Duygularını korkusuzca kucaklamalarını, kendileri olmaktan korkmamalarını ve istedikleri işi yapmalarını öneriyorum. Duyularına güvenmeyi öğrensinler. Başkalarının ne dediğine çok aldırmasınlar. “Sürüden ayrılanı kurt kapar” atasözüne pek itibar etmesinler. Tabii koyun değil de insan olduklarına inanıyorlarsa...

Kuantum düşünce tekniğini nasıl kullanacağız?

Bu teknik sayesinde seçimlerimizin hayatımızı nasıl şekillendirdiğini anlarız. Hastalanmamızın bile suçu bizde: İçimize attığımız ve isteyerek orada tuttuğumuz öfke, suçluluk, kin gibi duygularla hastalanırız. Zenginsek ya da fakirsek para ile ilgili inançlarımızla, yalnızsak, sevilmiyorsak sevgiye duyduğumuz korkuyla yaşıyoruz. Bunlar değişince, negatiften pozitife döndükçe, hayatımız da değişir.

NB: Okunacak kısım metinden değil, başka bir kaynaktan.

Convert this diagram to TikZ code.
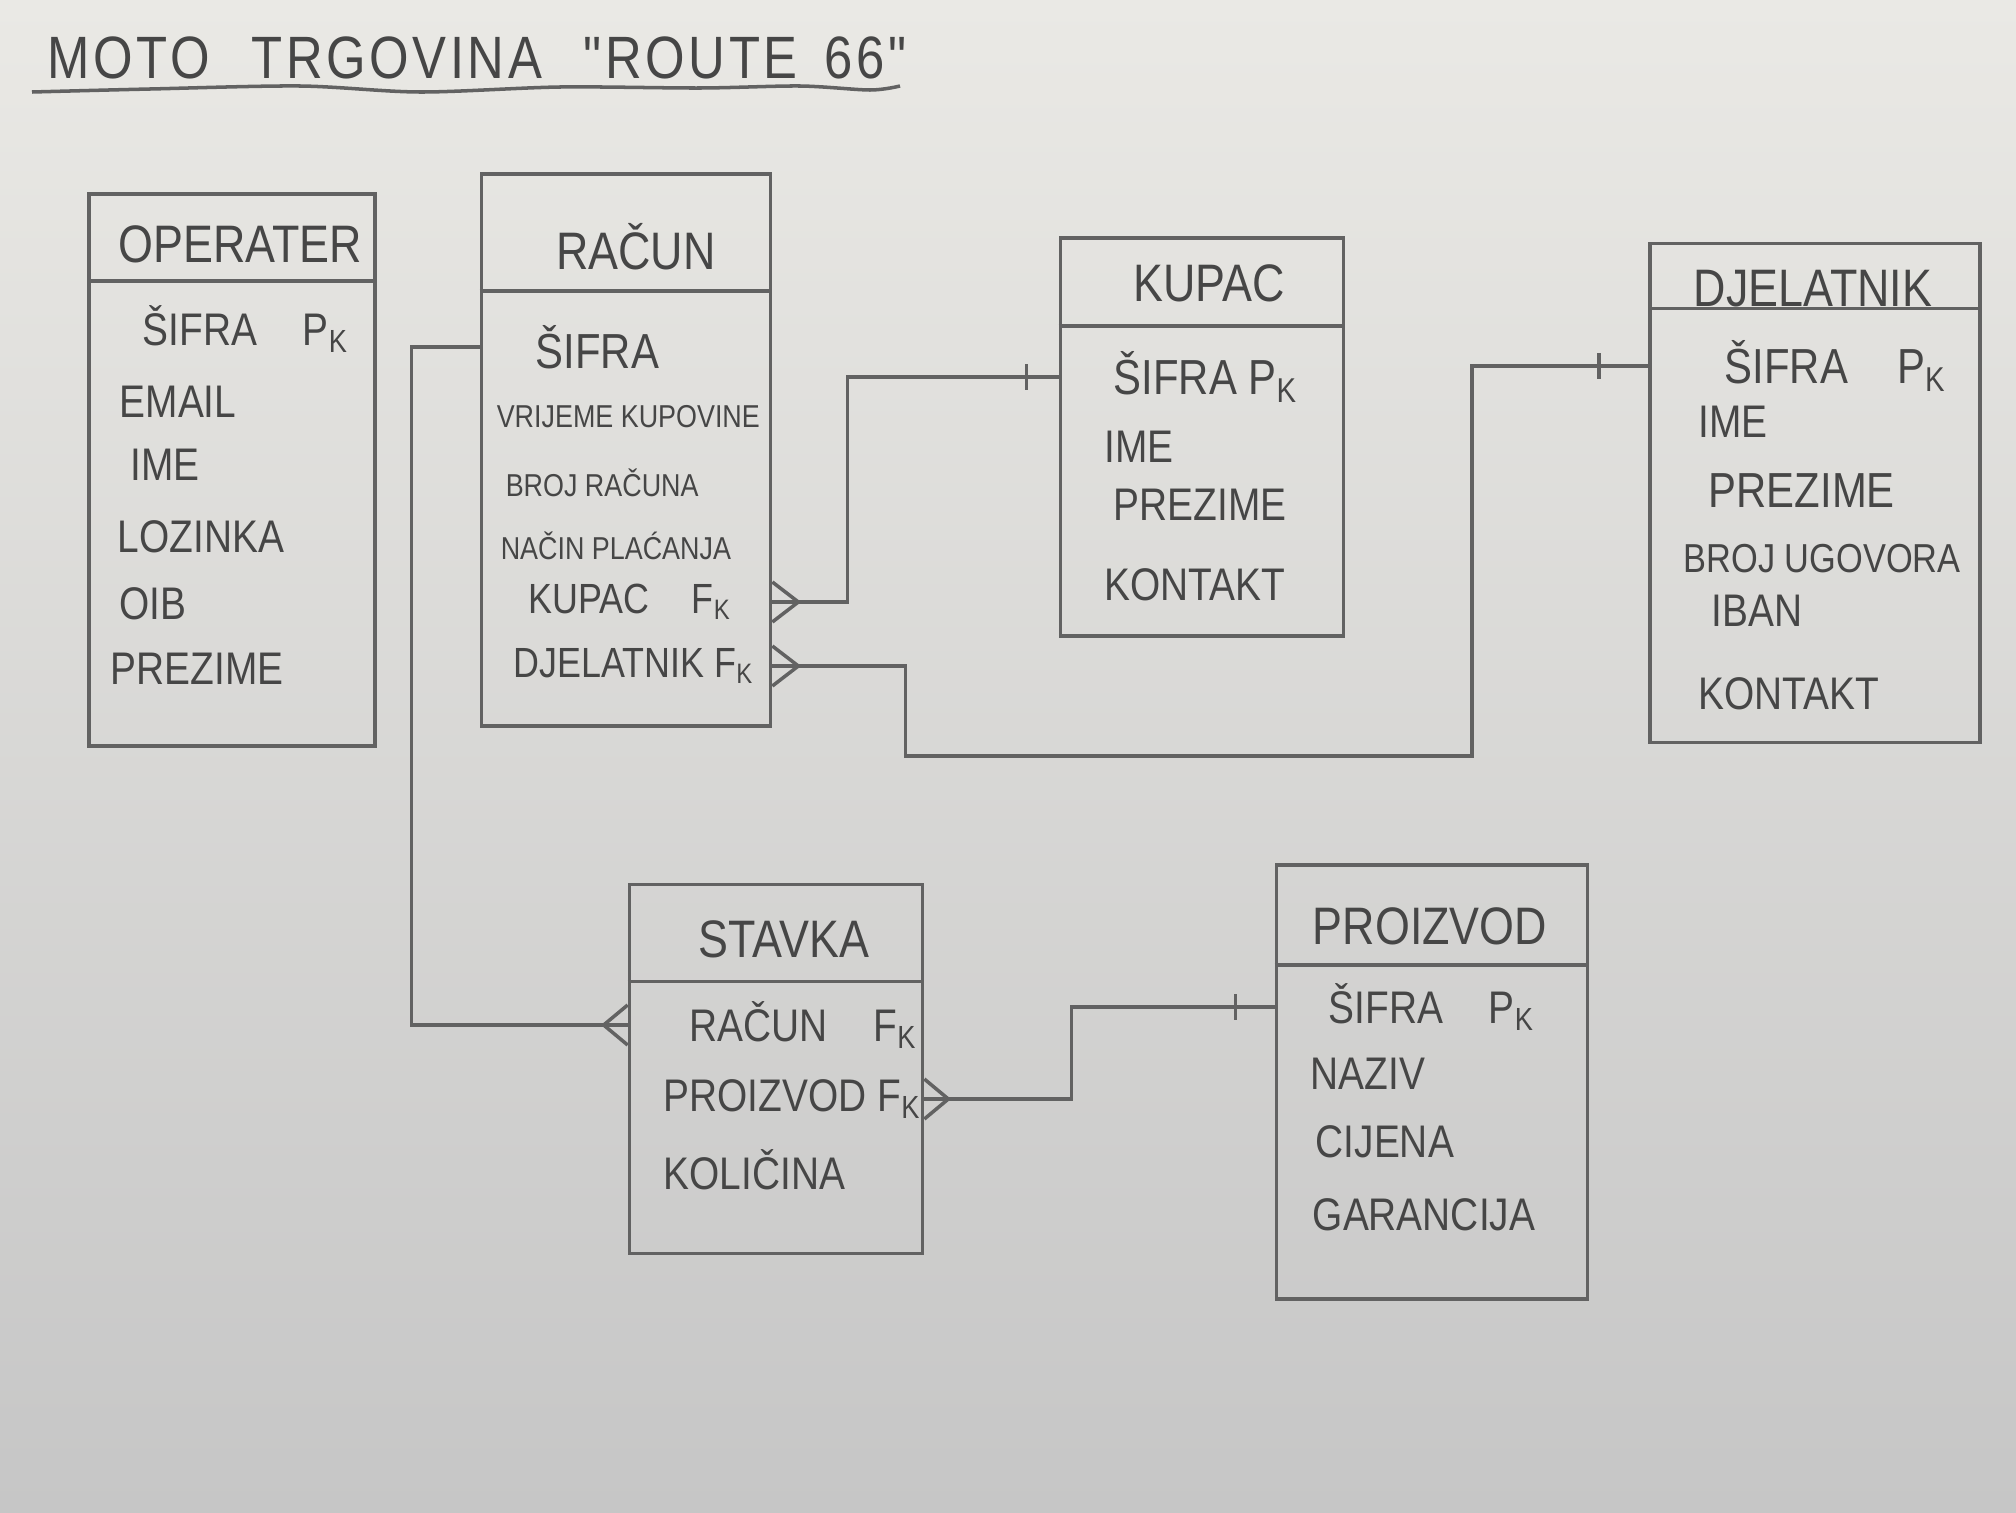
\documentclass[tikz,border=0pt]{standalone}
\usepackage{fontspec}
\setmainfont{Liberation Sans}[FakeStretch=0.85]
\newfontfamily\headingfont{Liberation Sans}[FakeStretch=0.85, LetterSpace=6]
\definecolor{pencil}{RGB}{98,98,98}
\definecolor{lead}{RGB}{70,70,70}
\definecolor{paperTop}{RGB}{234,233,229}
\definecolor{paperBot}{RGB}{198,198,198}

\begin{document}
\begin{tikzpicture}[x=0.01cm, y=-0.01cm, line width=1pt, color=pencil,
    entity/.style={draw=pencil, rectangle, inner sep=0pt},
    tabletitle/.style={text=lead, font=\fontsize{15}{18}\selectfont},
    attr/.style={text=lead, anchor=west, inner sep=0pt, font=\fontsize{13}{16}\selectfont},
    attrsmall/.style={attr, font=\fontsize{9}{11}\selectfont}]

  % -- Paper --
  \fill[top color=paperTop, bottom color=paperBot] (0,0) rectangle (2016,1512);
  \useasboundingbox (0,0) rectangle (2016,1512);

  % -- Heading --
  \node[anchor=west, text=lead, font=\headingfont\fontsize{17}{20}\selectfont] (heading) at (34,58)
    {MOTO\hspace{0.7em}TRGOVINA\hspace{0.7em}"ROUTE\hspace{0.45em}66"};
  \draw plot[smooth] coordinates {(32,92) (150,89) (300,86) (420,92) (560,87) (700,88) (800,86) (870,90) (900,86)};

  % -- OPERATER --
  \node[entity, minimum width=2.86cm, minimum height=5.52cm] (operater) at (232,470) {};
  \draw (operater.north west) ++(0,89) -- ++(286,0);
  \node[tabletitle] (operatertitle) at (240,244) {OPERATER};
  \node[attr] (osifra) at (141,329) {ŠIFRA\quad P\textsubscript{K}};
  \node[attr] (oemail) at (118,402) {EMAIL};
  \node[attr] (oime) at (129,465) {IME};
  \node[attr] (olozinka) at (116,537) {LOZINKA};
  \node[attr] (ooib) at (118,604) {OIB};
  \node[attr] (oprezime) at (109,669) {PREZIME};

  % -- RACUN --
  \node[entity, minimum width=2.89cm, minimum height=5.52cm] (racun) at (626,450) {};
  \draw (racun.north west) ++(0,119) -- ++(289,0);
  \node[tabletitle] (racuntitle) at (636,247) {RAČUN};
  \node[attr, font=\fontsize{14}{16}\selectfont] (rsifra) at (534,347) {ŠIFRA};
  \node[attrsmall] (rvrijeme) at (495,417) {VRIJEME KUPOVINE};
  \node[attrsmall] (rbroj) at (504,483) {BROJ RAČUNA};
  \node[attrsmall] (rnacin) at (499,546) {NAČIN PLAĆANJA};
  \node[attr, font=\fontsize{12}{14}\selectfont] (rkupac) at (527,602) {KUPAC\quad F\textsubscript{K}};
  \node[attr, font=\fontsize{12}{14}\selectfont] (rdjel) at (512,666) {DJELATNIK F\textsubscript{K}};

  % -- KUPAC --
  \node[entity, minimum width=2.83cm, minimum height=3.98cm] (kupac) at (1202,437) {};
  \draw (kupac.north west) ++(0,90) -- ++(283,0);
  \node[tabletitle] (kupactitle) at (1209,283) {KUPAC};
  \node[attr, font=\fontsize{14}{16}\selectfont] (ksifra) at (1112,377) {ŠIFRA P\textsubscript{K}};
  \node[attr] (kime) at (1103,447) {IME};
  \node[attr] (kprezime) at (1112,505) {PREZIME};
  \node[attr] (kkontakt) at (1103,585) {KONTAKT};

  % -- DJELATNIK --
  \node[entity, minimum width=3.30cm, minimum height=4.99cm] (djelatnik) at (1815,493) {};
  \draw (djelatnik.north west) ++(0,67) -- ++(330,0);
  \node[tabletitle] (djelatniktitle) at (1813,289) {DJELATNIK};
  \node[attr, font=\fontsize{14}{16}\selectfont] (dsifra) at (1723,366) {ŠIFRA\quad P\textsubscript{K}};
  \node[attr] (dime) at (1697,422) {IME};
  \node[attr, font=\fontsize{14}{16}\selectfont] (dprezime) at (1707,491) {PREZIME};
  \node[attr, font=\fontsize{11.5}{14}\selectfont] (dbroj) at (1682,559) {BROJ UGOVORA};
  \node[attr] (diban) at (1710,611) {IBAN};
  \node[attr] (dkontakt) at (1697,694) {KONTAKT};

  % -- STAVKA --
  \node[entity, minimum width=2.93cm, minimum height=3.69cm] (stavka) at (776,1069) {};
  \draw (stavka.north west) ++(0,99) -- ++(293,0);
  \node[tabletitle] (stavkatitle) at (784,939) {STAVKA};
  \node[attr] (sracun) at (688,1025) {RAČUN\quad F\textsubscript{K}};
  \node[attr] (sproizvod) at (662,1099) {PROIZVOD F\textsubscript{K}};
  \node[attr] (skolicina) at (662,1170) {KOLIČINA};

  % -- PROIZVOD --
  \node[entity, minimum width=3.11cm, minimum height=4.34cm] (proizvod) at (1432,1082) {};
  \draw (proizvod.north west) ++(0,102) -- ++(311,0);
  \node[tabletitle] (proizvodtitle) at (1430,926) {PROIZVOD};
  \node[attr] (psifra) at (1327,1007) {ŠIFRA\quad P\textsubscript{K}};
  \node[attr] (pnaziv) at (1309,1074) {NAZIV};
  \node[attr] (pcijena) at (1314,1142) {CIJENA};
  \node[attr] (pgarancija) at (1311,1215) {GARANCIJA};

  % -- Racun - Stavka --
  \draw (racun.west |- rsifra) -- ++(-68,0) |- (stavka.west |- sracun);
  \draw (stavka.west |- sracun) ++(0,-20) -- ++(-24,20) -- ++(24,20);

  % -- Racun - Kupac --
  \draw (racun.east |- rkupac) -- ++(75,0) |- (kupac.west |- ksifra);
  \draw (racun.east |- rkupac) ++(0,-20) -- ++(26,20) -- ++(-26,20);
  \draw (kupac.west |- ksifra) ++(-32,-13) -- ++(0,26);

  % -- Racun - Djelatnik --
  \coordinate (loopcorner) at (1472,756);
  \draw (racun.east |- rdjel) -- ++(133,0) |- (loopcorner) |- (djelatnik.west |- dsifra);
  \draw (racun.east |- rdjel) ++(0,-20) -- ++(26,20) -- ++(-26,20);
  \draw (djelatnik.west |- dsifra) ++(-49,-13) -- ++(0,26);

  % -- Stavka - Proizvod --
  \draw (stavka.east |- sproizvod) -- ++(147,0) |- (proizvod.west |- psifra);
  \draw (stavka.east |- sproizvod) ++(0,-20) -- ++(24,20) -- ++(-24,20);
  \draw (proizvod.west |- psifra) ++(-39,-13) -- ++(0,26);

\end{tikzpicture}
\end{document}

Geçmişin gölgesiyle yaşayanlar bunun getirdiği mutsuzluktan nasıl kurtulabilir?

Negatif duyguların köküne inerek. Korkuyorsanız, korkunun nereden kaynaklandığına bakın. Onu bulmayı gerçekten arzu ediyorsanız, bulursunuz. Ya rüyanızda ya da aniden bir biliş haliyle. Yeter ki siz onu bulmak isteyin. Oysa birçok insan bu gölgelerin üstüne düşmekten korkar, görmezden gelir.

Gerçek anlamda insanın hayatında ‘temiz bir sayfa açması’ mümkün mü?

Niye mümkün olmasın? Zaten bütün sayfalarımız temizdir. Onların kirli olduğunu toplum bize söyler. Hayat bir deneyimdir, her sayfa değerlidir.

“Şöhret bir canavardır”

Özellikle üst düzey yöneticilerde, sanatçılarda ego devreye girince çatışma ve mutsuzluk artıyor. Ego safdışı kalabilir mi?

Ego tamamen bir illüzyondur. Olmayan bir şeyi var saymaktır. Kendinizi olduğunuzdan daha kötü-iyi, daha güzel-çirkin görmeniz, egodur. Ego, lunaparktaki güldüren aynalar gibidir. Bu yüzden egosuyla hareket edenler biraz komiktir. Sanatçılar ya da üst düzey yöneticiler de bir süre sonra kendilerini gerçeküstü bir dünyada bulurlar. Bu dünyayı gerçek sanmaya başladıkları an, egonun esiri olmuşlardır. Lady Gaga ‘Paparazzi’ şarkısında şöhretin bir canavar olduğunu söyler. Doğrudur. Gerçeği çarpıtan dev aynasına sürekli bakınca kendinizi toplumdan farklı, insanlardan üstün ve ayrıcalıklı görmeye başlarsınız. Ayrıca ego, aşka düşmandır. Çünkü ego; sevgiye, mutluluğa güvenmez.

Ruh eşini bulmuş biri olarak onu kaybetmemek için neler yapıyorsunuz?

Bu öyle bir şey ki; kaybetmekten endişe etmiyorsunuz. Endişe varsa zaten samimi olmayan bir sevgi söz konusudur. Ben daha çok kendimi kaybetmemek için çalışıyorum. Başarabilirsem, bu her şey için yeter.